## Challenge:
Write out all of the data exactly as it appears.

§

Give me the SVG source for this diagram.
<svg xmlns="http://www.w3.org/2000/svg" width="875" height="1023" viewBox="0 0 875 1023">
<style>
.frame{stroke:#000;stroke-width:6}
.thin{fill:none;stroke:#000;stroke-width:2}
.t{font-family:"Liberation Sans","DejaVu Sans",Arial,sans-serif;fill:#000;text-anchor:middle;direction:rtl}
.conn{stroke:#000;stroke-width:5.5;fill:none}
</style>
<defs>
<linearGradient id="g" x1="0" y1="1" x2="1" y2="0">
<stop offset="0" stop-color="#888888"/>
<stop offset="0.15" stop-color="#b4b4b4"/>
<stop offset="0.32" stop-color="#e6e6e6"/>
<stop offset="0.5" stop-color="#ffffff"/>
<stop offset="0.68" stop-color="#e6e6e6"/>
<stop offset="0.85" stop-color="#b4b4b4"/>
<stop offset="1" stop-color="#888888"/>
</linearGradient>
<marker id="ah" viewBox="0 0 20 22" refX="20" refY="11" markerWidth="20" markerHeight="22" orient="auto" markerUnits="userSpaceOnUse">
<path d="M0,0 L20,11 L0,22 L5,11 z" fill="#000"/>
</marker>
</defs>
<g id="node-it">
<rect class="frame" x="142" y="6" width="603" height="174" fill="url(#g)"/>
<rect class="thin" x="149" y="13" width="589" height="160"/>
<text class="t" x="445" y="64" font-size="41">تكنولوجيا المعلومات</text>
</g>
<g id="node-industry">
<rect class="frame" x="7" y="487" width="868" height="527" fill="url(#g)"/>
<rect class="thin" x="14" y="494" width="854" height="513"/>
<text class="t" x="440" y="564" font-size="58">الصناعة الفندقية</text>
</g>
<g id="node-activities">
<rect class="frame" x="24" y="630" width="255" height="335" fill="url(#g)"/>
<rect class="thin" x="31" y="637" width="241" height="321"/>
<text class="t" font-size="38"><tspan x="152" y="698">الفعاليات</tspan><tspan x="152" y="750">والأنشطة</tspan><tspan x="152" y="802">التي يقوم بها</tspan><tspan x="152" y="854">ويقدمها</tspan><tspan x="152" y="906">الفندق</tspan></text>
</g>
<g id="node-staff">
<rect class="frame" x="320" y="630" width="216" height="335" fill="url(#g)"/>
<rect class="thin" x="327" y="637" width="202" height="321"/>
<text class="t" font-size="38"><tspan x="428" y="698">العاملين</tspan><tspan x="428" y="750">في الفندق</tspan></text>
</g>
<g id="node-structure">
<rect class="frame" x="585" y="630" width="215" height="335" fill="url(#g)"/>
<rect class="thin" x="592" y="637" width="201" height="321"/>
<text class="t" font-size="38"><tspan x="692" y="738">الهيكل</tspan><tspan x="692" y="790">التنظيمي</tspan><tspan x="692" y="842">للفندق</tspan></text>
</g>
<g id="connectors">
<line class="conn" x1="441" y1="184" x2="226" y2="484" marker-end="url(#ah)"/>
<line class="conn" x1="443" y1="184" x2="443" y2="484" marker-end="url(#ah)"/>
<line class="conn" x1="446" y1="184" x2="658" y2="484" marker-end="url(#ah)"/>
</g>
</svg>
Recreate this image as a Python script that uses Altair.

§

## Problem solution:
Give me the SVG source for this diagram.
<svg xmlns="http://www.w3.org/2000/svg" width="875" height="1023" viewBox="0 0 875 1023">
<style>
.frame{stroke:#000;stroke-width:6}
.thin{fill:none;stroke:#000;stroke-width:2}
.t{font-family:"Liberation Sans","DejaVu Sans",Arial,sans-serif;fill:#000;text-anchor:middle;direction:rtl}
.conn{stroke:#000;stroke-width:5.5;fill:none}
</style>
<defs>
<linearGradient id="g" x1="0" y1="1" x2="1" y2="0">
<stop offset="0" stop-color="#888888"/>
<stop offset="0.15" stop-color="#b4b4b4"/>
<stop offset="0.32" stop-color="#e6e6e6"/>
<stop offset="0.5" stop-color="#ffffff"/>
<stop offset="0.68" stop-color="#e6e6e6"/>
<stop offset="0.85" stop-color="#b4b4b4"/>
<stop offset="1" stop-color="#888888"/>
</linearGradient>
<marker id="ah" viewBox="0 0 20 22" refX="20" refY="11" markerWidth="20" markerHeight="22" orient="auto" markerUnits="userSpaceOnUse">
<path d="M0,0 L20,11 L0,22 L5,11 z" fill="#000"/>
</marker>
</defs>
<g id="node-it">
<rect class="frame" x="142" y="6" width="603" height="174" fill="url(#g)"/>
<rect class="thin" x="149" y="13" width="589" height="160"/>
<text class="t" x="445" y="64" font-size="41">تكنولوجيا المعلومات</text>
</g>
<g id="node-industry">
<rect class="frame" x="7" y="487" width="868" height="527" fill="url(#g)"/>
<rect class="thin" x="14" y="494" width="854" height="513"/>
<text class="t" x="440" y="564" font-size="58">الصناعة الفندقية</text>
</g>
<g id="node-activities">
<rect class="frame" x="24" y="630" width="255" height="335" fill="url(#g)"/>
<rect class="thin" x="31" y="637" width="241" height="321"/>
<text class="t" font-size="38"><tspan x="152" y="698">الفعاليات</tspan><tspan x="152" y="750">والأنشطة</tspan><tspan x="152" y="802">التي يقوم بها</tspan><tspan x="152" y="854">ويقدمها</tspan><tspan x="152" y="906">الفندق</tspan></text>
</g>
<g id="node-staff">
<rect class="frame" x="320" y="630" width="216" height="335" fill="url(#g)"/>
<rect class="thin" x="327" y="637" width="202" height="321"/>
<text class="t" font-size="38"><tspan x="428" y="698">العاملين</tspan><tspan x="428" y="750">في الفندق</tspan></text>
</g>
<g id="node-structure">
<rect class="frame" x="585" y="630" width="215" height="335" fill="url(#g)"/>
<rect class="thin" x="592" y="637" width="201" height="321"/>
<text class="t" font-size="38"><tspan x="692" y="738">الهيكل</tspan><tspan x="692" y="790">التنظيمي</tspan><tspan x="692" y="842">للفندق</tspan></text>
</g>
<g id="connectors">
<line class="conn" x1="441" y1="184" x2="226" y2="484" marker-end="url(#ah)"/>
<line class="conn" x1="443" y1="184" x2="443" y2="484" marker-end="url(#ah)"/>
<line class="conn" x1="446" y1="184" x2="658" y2="484" marker-end="url(#ah)"/>
</g>
</svg>
Recreate this image as a Python script that uses Altair.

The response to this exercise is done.